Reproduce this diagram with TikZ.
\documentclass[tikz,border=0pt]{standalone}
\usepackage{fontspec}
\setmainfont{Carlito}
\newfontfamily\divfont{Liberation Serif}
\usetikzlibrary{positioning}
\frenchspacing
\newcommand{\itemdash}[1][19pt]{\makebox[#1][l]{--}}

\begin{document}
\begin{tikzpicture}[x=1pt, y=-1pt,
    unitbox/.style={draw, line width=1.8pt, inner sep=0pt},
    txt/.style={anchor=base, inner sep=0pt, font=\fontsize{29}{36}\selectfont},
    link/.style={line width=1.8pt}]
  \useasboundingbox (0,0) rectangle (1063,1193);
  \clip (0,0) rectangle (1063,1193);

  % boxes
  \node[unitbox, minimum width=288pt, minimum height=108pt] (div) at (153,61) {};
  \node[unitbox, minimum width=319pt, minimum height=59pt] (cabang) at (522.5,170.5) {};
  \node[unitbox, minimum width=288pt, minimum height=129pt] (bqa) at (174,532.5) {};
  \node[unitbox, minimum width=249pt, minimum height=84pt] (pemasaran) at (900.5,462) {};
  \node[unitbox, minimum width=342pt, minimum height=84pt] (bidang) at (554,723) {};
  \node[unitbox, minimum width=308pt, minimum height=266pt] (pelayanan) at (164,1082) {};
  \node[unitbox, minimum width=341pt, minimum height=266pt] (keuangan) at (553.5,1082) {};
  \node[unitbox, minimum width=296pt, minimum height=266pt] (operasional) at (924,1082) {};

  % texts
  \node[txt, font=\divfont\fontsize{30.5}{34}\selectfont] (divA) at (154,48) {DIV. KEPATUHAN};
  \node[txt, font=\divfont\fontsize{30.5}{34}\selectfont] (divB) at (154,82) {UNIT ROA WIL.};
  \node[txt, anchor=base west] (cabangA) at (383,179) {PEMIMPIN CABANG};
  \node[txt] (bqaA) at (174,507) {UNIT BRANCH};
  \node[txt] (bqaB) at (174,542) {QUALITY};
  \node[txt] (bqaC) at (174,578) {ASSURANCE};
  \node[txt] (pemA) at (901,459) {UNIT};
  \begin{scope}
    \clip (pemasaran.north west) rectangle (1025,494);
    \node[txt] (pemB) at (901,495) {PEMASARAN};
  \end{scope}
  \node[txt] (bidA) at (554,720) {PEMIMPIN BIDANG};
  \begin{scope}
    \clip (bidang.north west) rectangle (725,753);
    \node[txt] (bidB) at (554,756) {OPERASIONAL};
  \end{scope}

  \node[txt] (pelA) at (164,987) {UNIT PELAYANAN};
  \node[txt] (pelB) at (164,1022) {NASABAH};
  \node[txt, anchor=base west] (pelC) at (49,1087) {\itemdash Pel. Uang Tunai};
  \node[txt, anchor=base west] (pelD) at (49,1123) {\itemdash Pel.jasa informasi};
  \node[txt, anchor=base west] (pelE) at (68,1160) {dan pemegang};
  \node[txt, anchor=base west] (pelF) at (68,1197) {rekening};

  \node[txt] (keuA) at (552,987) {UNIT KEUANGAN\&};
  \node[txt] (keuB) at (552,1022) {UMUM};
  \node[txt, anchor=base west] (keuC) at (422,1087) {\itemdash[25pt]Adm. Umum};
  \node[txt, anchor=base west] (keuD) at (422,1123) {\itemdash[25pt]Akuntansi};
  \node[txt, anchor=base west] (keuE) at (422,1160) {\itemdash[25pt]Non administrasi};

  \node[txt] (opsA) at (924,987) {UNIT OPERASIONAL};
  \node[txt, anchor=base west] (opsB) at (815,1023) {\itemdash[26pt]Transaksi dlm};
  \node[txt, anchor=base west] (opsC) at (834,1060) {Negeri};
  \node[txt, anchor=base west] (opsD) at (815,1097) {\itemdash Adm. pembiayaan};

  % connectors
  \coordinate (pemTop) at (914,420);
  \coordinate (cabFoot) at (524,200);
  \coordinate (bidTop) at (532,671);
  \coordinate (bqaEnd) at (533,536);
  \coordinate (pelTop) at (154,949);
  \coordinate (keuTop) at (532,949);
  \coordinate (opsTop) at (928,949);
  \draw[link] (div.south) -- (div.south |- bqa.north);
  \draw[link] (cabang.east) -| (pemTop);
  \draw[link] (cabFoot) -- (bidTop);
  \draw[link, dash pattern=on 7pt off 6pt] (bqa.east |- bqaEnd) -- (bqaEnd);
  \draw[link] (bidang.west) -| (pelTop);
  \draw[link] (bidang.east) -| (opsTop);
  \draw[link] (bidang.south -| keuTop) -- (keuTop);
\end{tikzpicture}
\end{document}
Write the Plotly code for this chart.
——
WRITTEN EXERCISE: Every record shown above must be echoed exactly.

ANSWER TO THIS PROBLEM:
Reproduce this diagram with TikZ.
\documentclass[tikz,border=0pt]{standalone}
\usepackage{fontspec}
\setmainfont{Carlito}
\newfontfamily\divfont{Liberation Serif}
\usetikzlibrary{positioning}
\frenchspacing
\newcommand{\itemdash}[1][19pt]{\makebox[#1][l]{--}}

\begin{document}
\begin{tikzpicture}[x=1pt, y=-1pt,
    unitbox/.style={draw, line width=1.8pt, inner sep=0pt},
    txt/.style={anchor=base, inner sep=0pt, font=\fontsize{29}{36}\selectfont},
    link/.style={line width=1.8pt}]
  \useasboundingbox (0,0) rectangle (1063,1193);
  \clip (0,0) rectangle (1063,1193);

  % boxes
  \node[unitbox, minimum width=288pt, minimum height=108pt] (div) at (153,61) {};
  \node[unitbox, minimum width=319pt, minimum height=59pt] (cabang) at (522.5,170.5) {};
  \node[unitbox, minimum width=288pt, minimum height=129pt] (bqa) at (174,532.5) {};
  \node[unitbox, minimum width=249pt, minimum height=84pt] (pemasaran) at (900.5,462) {};
  \node[unitbox, minimum width=342pt, minimum height=84pt] (bidang) at (554,723) {};
  \node[unitbox, minimum width=308pt, minimum height=266pt] (pelayanan) at (164,1082) {};
  \node[unitbox, minimum width=341pt, minimum height=266pt] (keuangan) at (553.5,1082) {};
  \node[unitbox, minimum width=296pt, minimum height=266pt] (operasional) at (924,1082) {};

  % texts
  \node[txt, font=\divfont\fontsize{30.5}{34}\selectfont] (divA) at (154,48) {DIV. KEPATUHAN};
  \node[txt, font=\divfont\fontsize{30.5}{34}\selectfont] (divB) at (154,82) {UNIT ROA WIL.};
  \node[txt, anchor=base west] (cabangA) at (383,179) {PEMIMPIN CABANG};
  \node[txt] (bqaA) at (174,507) {UNIT BRANCH};
  \node[txt] (bqaB) at (174,542) {QUALITY};
  \node[txt] (bqaC) at (174,578) {ASSURANCE};
  \node[txt] (pemA) at (901,459) {UNIT};
  \begin{scope}
    \clip (pemasaran.north west) rectangle (1025,494);
    \node[txt] (pemB) at (901,495) {PEMASARAN};
  \end{scope}
  \node[txt] (bidA) at (554,720) {PEMIMPIN BIDANG};
  \begin{scope}
    \clip (bidang.north west) rectangle (725,753);
    \node[txt] (bidB) at (554,756) {OPERASIONAL};
  \end{scope}

  \node[txt] (pelA) at (164,987) {UNIT PELAYANAN};
  \node[txt] (pelB) at (164,1022) {NASABAH};
  \node[txt, anchor=base west] (pelC) at (49,1087) {\itemdash Pel. Uang Tunai};
  \node[txt, anchor=base west] (pelD) at (49,1123) {\itemdash Pel.jasa informasi};
  \node[txt, anchor=base west] (pelE) at (68,1160) {dan pemegang};
  \node[txt, anchor=base west] (pelF) at (68,1197) {rekening};

  \node[txt] (keuA) at (552,987) {UNIT KEUANGAN\&};
  \node[txt] (keuB) at (552,1022) {UMUM};
  \node[txt, anchor=base west] (keuC) at (422,1087) {\itemdash[25pt]Adm. Umum};
  \node[txt, anchor=base west] (keuD) at (422,1123) {\itemdash[25pt]Akuntansi};
  \node[txt, anchor=base west] (keuE) at (422,1160) {\itemdash[25pt]Non administrasi};

  \node[txt] (opsA) at (924,987) {UNIT OPERASIONAL};
  \node[txt, anchor=base west] (opsB) at (815,1023) {\itemdash[26pt]Transaksi dlm};
  \node[txt, anchor=base west] (opsC) at (834,1060) {Negeri};
  \node[txt, anchor=base west] (opsD) at (815,1097) {\itemdash Adm. pembiayaan};

  % connectors
  \coordinate (pemTop) at (914,420);
  \coordinate (cabFoot) at (524,200);
  \coordinate (bidTop) at (532,671);
  \coordinate (bqaEnd) at (533,536);
  \coordinate (pelTop) at (154,949);
  \coordinate (keuTop) at (532,949);
  \coordinate (opsTop) at (928,949);
  \draw[link] (div.south) -- (div.south |- bqa.north);
  \draw[link] (cabang.east) -| (pemTop);
  \draw[link] (cabFoot) -- (bidTop);
  \draw[link, dash pattern=on 7pt off 6pt] (bqa.east |- bqaEnd) -- (bqaEnd);
  \draw[link] (bidang.west) -| (pelTop);
  \draw[link] (bidang.east) -| (opsTop);
  \draw[link] (bidang.south -| keuTop) -- (keuTop);
\end{tikzpicture}
\end{document}
Write the Plotly code for this chart.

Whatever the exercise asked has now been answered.